▶ _TASK_: Output every entry exactly as written, skipping any pictures.

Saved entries
↓↓↓

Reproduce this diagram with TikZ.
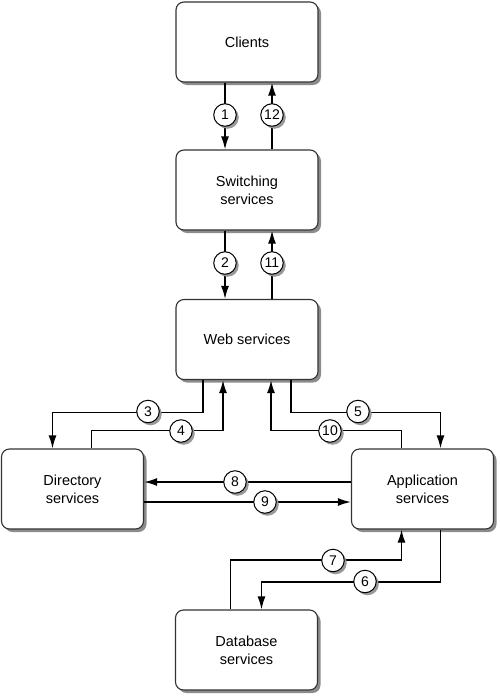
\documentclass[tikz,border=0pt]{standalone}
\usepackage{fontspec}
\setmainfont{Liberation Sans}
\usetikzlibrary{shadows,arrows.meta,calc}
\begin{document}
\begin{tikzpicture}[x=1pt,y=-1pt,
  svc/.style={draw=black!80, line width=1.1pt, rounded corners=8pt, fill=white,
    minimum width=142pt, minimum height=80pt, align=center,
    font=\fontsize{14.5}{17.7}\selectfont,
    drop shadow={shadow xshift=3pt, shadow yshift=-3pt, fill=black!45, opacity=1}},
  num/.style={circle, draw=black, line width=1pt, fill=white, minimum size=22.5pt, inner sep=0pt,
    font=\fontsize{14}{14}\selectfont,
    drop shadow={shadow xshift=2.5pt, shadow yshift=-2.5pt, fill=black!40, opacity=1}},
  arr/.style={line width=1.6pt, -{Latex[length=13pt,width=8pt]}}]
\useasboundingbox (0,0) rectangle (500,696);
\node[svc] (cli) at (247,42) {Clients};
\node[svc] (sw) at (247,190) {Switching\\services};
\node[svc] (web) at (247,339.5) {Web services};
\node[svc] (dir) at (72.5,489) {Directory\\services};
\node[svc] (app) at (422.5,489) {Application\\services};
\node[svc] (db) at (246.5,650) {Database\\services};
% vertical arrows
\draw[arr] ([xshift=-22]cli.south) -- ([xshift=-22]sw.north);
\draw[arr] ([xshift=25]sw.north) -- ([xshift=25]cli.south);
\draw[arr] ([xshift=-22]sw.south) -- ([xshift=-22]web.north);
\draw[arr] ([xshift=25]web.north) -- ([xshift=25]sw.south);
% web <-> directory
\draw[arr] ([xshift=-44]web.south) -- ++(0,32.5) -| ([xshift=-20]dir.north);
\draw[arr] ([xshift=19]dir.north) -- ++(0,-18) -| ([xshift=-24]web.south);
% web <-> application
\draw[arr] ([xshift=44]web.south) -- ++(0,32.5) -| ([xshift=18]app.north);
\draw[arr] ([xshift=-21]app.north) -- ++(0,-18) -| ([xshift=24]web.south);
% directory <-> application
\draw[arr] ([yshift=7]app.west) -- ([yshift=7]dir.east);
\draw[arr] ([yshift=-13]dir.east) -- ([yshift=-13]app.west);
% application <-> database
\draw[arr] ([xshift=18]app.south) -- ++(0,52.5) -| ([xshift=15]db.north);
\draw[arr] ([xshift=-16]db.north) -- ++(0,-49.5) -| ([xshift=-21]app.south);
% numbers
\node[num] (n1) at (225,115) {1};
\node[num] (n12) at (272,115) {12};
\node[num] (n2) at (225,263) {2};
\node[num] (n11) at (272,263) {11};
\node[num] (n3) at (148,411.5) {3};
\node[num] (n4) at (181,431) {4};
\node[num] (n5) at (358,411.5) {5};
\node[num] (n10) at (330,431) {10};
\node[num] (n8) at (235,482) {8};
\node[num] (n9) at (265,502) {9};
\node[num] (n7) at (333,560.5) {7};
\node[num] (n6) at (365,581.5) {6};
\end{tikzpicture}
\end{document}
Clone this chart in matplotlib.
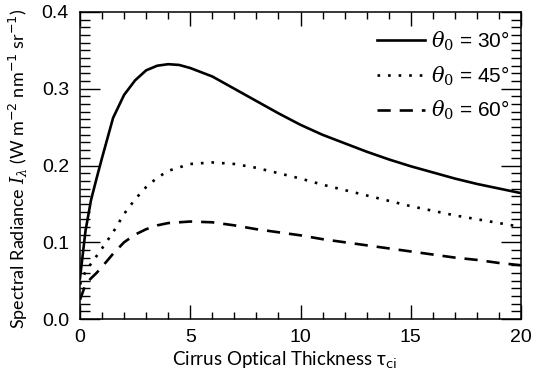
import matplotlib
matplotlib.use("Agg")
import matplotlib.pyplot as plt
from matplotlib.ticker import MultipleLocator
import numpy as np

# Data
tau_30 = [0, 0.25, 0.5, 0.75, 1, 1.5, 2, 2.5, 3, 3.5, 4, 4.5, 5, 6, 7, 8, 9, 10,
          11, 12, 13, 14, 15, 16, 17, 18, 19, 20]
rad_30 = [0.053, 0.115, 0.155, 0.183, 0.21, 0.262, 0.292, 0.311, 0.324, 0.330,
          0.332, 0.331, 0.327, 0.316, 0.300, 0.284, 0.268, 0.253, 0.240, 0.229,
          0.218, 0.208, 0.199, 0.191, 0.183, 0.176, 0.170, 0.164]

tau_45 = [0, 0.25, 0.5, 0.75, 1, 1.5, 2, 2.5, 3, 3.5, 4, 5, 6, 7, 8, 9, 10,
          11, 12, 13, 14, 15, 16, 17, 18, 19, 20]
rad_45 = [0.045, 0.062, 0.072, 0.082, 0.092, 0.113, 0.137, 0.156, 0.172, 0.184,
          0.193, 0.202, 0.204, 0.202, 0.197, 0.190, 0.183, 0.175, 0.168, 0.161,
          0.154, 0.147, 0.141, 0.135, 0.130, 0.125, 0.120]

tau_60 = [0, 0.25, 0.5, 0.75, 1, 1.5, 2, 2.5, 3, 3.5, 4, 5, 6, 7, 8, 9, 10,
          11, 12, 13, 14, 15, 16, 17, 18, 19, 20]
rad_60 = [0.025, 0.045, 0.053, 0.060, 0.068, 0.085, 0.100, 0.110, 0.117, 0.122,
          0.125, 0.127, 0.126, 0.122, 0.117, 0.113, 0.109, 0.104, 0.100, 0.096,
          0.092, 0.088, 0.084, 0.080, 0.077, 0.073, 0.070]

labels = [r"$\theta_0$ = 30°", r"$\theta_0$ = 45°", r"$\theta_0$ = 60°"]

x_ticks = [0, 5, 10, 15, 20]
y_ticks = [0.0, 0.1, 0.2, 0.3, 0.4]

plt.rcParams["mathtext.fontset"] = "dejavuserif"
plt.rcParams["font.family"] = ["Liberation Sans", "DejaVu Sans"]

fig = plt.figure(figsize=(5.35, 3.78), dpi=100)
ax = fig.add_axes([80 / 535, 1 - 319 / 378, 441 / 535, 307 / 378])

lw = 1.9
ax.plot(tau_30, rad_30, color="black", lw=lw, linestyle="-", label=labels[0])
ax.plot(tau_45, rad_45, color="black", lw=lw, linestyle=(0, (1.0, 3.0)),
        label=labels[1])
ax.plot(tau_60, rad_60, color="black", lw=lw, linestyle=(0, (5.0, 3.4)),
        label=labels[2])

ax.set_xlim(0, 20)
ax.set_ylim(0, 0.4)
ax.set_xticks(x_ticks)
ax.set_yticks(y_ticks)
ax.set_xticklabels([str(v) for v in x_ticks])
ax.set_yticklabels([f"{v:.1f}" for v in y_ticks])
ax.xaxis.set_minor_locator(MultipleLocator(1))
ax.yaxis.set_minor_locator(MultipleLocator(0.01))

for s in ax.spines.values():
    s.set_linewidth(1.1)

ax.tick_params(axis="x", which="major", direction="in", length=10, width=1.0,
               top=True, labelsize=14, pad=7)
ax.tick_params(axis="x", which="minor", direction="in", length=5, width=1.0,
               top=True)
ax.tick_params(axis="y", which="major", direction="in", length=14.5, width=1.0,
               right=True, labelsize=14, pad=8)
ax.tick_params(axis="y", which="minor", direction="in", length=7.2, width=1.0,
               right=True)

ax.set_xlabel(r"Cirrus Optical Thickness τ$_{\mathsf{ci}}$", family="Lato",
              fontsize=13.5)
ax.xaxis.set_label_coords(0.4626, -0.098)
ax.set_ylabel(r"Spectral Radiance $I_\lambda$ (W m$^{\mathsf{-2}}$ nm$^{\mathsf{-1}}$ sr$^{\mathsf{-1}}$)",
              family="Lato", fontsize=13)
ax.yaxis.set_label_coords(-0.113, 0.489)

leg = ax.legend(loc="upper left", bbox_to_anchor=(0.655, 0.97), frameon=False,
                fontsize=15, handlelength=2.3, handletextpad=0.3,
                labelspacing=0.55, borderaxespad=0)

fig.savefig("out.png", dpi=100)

↑↑↑

▶ _RIGHT ANSWER_:
Reproduce this diagram with TikZ.
\documentclass[tikz,border=0pt]{standalone}
\usepackage{fontspec}
\setmainfont{Liberation Sans}
\usetikzlibrary{shadows,arrows.meta,calc}
\begin{document}
\begin{tikzpicture}[x=1pt,y=-1pt,
  svc/.style={draw=black!80, line width=1.1pt, rounded corners=8pt, fill=white,
    minimum width=142pt, minimum height=80pt, align=center,
    font=\fontsize{14.5}{17.7}\selectfont,
    drop shadow={shadow xshift=3pt, shadow yshift=-3pt, fill=black!45, opacity=1}},
  num/.style={circle, draw=black, line width=1pt, fill=white, minimum size=22.5pt, inner sep=0pt,
    font=\fontsize{14}{14}\selectfont,
    drop shadow={shadow xshift=2.5pt, shadow yshift=-2.5pt, fill=black!40, opacity=1}},
  arr/.style={line width=1.6pt, -{Latex[length=13pt,width=8pt]}}]
\useasboundingbox (0,0) rectangle (500,696);
\node[svc] (cli) at (247,42) {Clients};
\node[svc] (sw) at (247,190) {Switching\\services};
\node[svc] (web) at (247,339.5) {Web services};
\node[svc] (dir) at (72.5,489) {Directory\\services};
\node[svc] (app) at (422.5,489) {Application\\services};
\node[svc] (db) at (246.5,650) {Database\\services};
% vertical arrows
\draw[arr] ([xshift=-22]cli.south) -- ([xshift=-22]sw.north);
\draw[arr] ([xshift=25]sw.north) -- ([xshift=25]cli.south);
\draw[arr] ([xshift=-22]sw.south) -- ([xshift=-22]web.north);
\draw[arr] ([xshift=25]web.north) -- ([xshift=25]sw.south);
% web <-> directory
\draw[arr] ([xshift=-44]web.south) -- ++(0,32.5) -| ([xshift=-20]dir.north);
\draw[arr] ([xshift=19]dir.north) -- ++(0,-18) -| ([xshift=-24]web.south);
% web <-> application
\draw[arr] ([xshift=44]web.south) -- ++(0,32.5) -| ([xshift=18]app.north);
\draw[arr] ([xshift=-21]app.north) -- ++(0,-18) -| ([xshift=24]web.south);
% directory <-> application
\draw[arr] ([yshift=7]app.west) -- ([yshift=7]dir.east);
\draw[arr] ([yshift=-13]dir.east) -- ([yshift=-13]app.west);
% application <-> database
\draw[arr] ([xshift=18]app.south) -- ++(0,52.5) -| ([xshift=15]db.north);
\draw[arr] ([xshift=-16]db.north) -- ++(0,-49.5) -| ([xshift=-21]app.south);
% numbers
\node[num] (n1) at (225,115) {1};
\node[num] (n12) at (272,115) {12};
\node[num] (n2) at (225,263) {2};
\node[num] (n11) at (272,263) {11};
\node[num] (n3) at (148,411.5) {3};
\node[num] (n4) at (181,431) {4};
\node[num] (n5) at (358,411.5) {5};
\node[num] (n10) at (330,431) {10};
\node[num] (n8) at (235,482) {8};
\node[num] (n9) at (265,502) {9};
\node[num] (n7) at (333,560.5) {7};
\node[num] (n6) at (365,581.5) {6};
\end{tikzpicture}
\end{document}
Clone this chart in matplotlib.
import matplotlib
matplotlib.use("Agg")
import matplotlib.pyplot as plt
from matplotlib.ticker import MultipleLocator
import numpy as np

# Data
tau_30 = [0, 0.25, 0.5, 0.75, 1, 1.5, 2, 2.5, 3, 3.5, 4, 4.5, 5, 6, 7, 8, 9, 10,
          11, 12, 13, 14, 15, 16, 17, 18, 19, 20]
rad_30 = [0.053, 0.115, 0.155, 0.183, 0.21, 0.262, 0.292, 0.311, 0.324, 0.330,
          0.332, 0.331, 0.327, 0.316, 0.300, 0.284, 0.268, 0.253, 0.240, 0.229,
          0.218, 0.208, 0.199, 0.191, 0.183, 0.176, 0.170, 0.164]

tau_45 = [0, 0.25, 0.5, 0.75, 1, 1.5, 2, 2.5, 3, 3.5, 4, 5, 6, 7, 8, 9, 10,
          11, 12, 13, 14, 15, 16, 17, 18, 19, 20]
rad_45 = [0.045, 0.062, 0.072, 0.082, 0.092, 0.113, 0.137, 0.156, 0.172, 0.184,
          0.193, 0.202, 0.204, 0.202, 0.197, 0.190, 0.183, 0.175, 0.168, 0.161,
          0.154, 0.147, 0.141, 0.135, 0.130, 0.125, 0.120]

tau_60 = [0, 0.25, 0.5, 0.75, 1, 1.5, 2, 2.5, 3, 3.5, 4, 5, 6, 7, 8, 9, 10,
          11, 12, 13, 14, 15, 16, 17, 18, 19, 20]
rad_60 = [0.025, 0.045, 0.053, 0.060, 0.068, 0.085, 0.100, 0.110, 0.117, 0.122,
          0.125, 0.127, 0.126, 0.122, 0.117, 0.113, 0.109, 0.104, 0.100, 0.096,
          0.092, 0.088, 0.084, 0.080, 0.077, 0.073, 0.070]

labels = [r"$\theta_0$ = 30°", r"$\theta_0$ = 45°", r"$\theta_0$ = 60°"]

x_ticks = [0, 5, 10, 15, 20]
y_ticks = [0.0, 0.1, 0.2, 0.3, 0.4]

plt.rcParams["mathtext.fontset"] = "dejavuserif"
plt.rcParams["font.family"] = ["Liberation Sans", "DejaVu Sans"]

fig = plt.figure(figsize=(5.35, 3.78), dpi=100)
ax = fig.add_axes([80 / 535, 1 - 319 / 378, 441 / 535, 307 / 378])

lw = 1.9
ax.plot(tau_30, rad_30, color="black", lw=lw, linestyle="-", label=labels[0])
ax.plot(tau_45, rad_45, color="black", lw=lw, linestyle=(0, (1.0, 3.0)),
        label=labels[1])
ax.plot(tau_60, rad_60, color="black", lw=lw, linestyle=(0, (5.0, 3.4)),
        label=labels[2])

ax.set_xlim(0, 20)
ax.set_ylim(0, 0.4)
ax.set_xticks(x_ticks)
ax.set_yticks(y_ticks)
ax.set_xticklabels([str(v) for v in x_ticks])
ax.set_yticklabels([f"{v:.1f}" for v in y_ticks])
ax.xaxis.set_minor_locator(MultipleLocator(1))
ax.yaxis.set_minor_locator(MultipleLocator(0.01))

for s in ax.spines.values():
    s.set_linewidth(1.1)

ax.tick_params(axis="x", which="major", direction="in", length=10, width=1.0,
               top=True, labelsize=14, pad=7)
ax.tick_params(axis="x", which="minor", direction="in", length=5, width=1.0,
               top=True)
ax.tick_params(axis="y", which="major", direction="in", length=14.5, width=1.0,
               right=True, labelsize=14, pad=8)
ax.tick_params(axis="y", which="minor", direction="in", length=7.2, width=1.0,
               right=True)

ax.set_xlabel(r"Cirrus Optical Thickness τ$_{\mathsf{ci}}$", family="Lato",
              fontsize=13.5)
ax.xaxis.set_label_coords(0.4626, -0.098)
ax.set_ylabel(r"Spectral Radiance $I_\lambda$ (W m$^{\mathsf{-2}}$ nm$^{\mathsf{-1}}$ sr$^{\mathsf{-1}}$)",
              family="Lato", fontsize=13)
ax.yaxis.set_label_coords(-0.113, 0.489)

leg = ax.legend(loc="upper left", bbox_to_anchor=(0.655, 0.97), frameon=False,
                fontsize=15, handlelength=2.3, handletextpad=0.3,
                labelspacing=0.55, borderaxespad=0)

fig.savefig("out.png", dpi=100)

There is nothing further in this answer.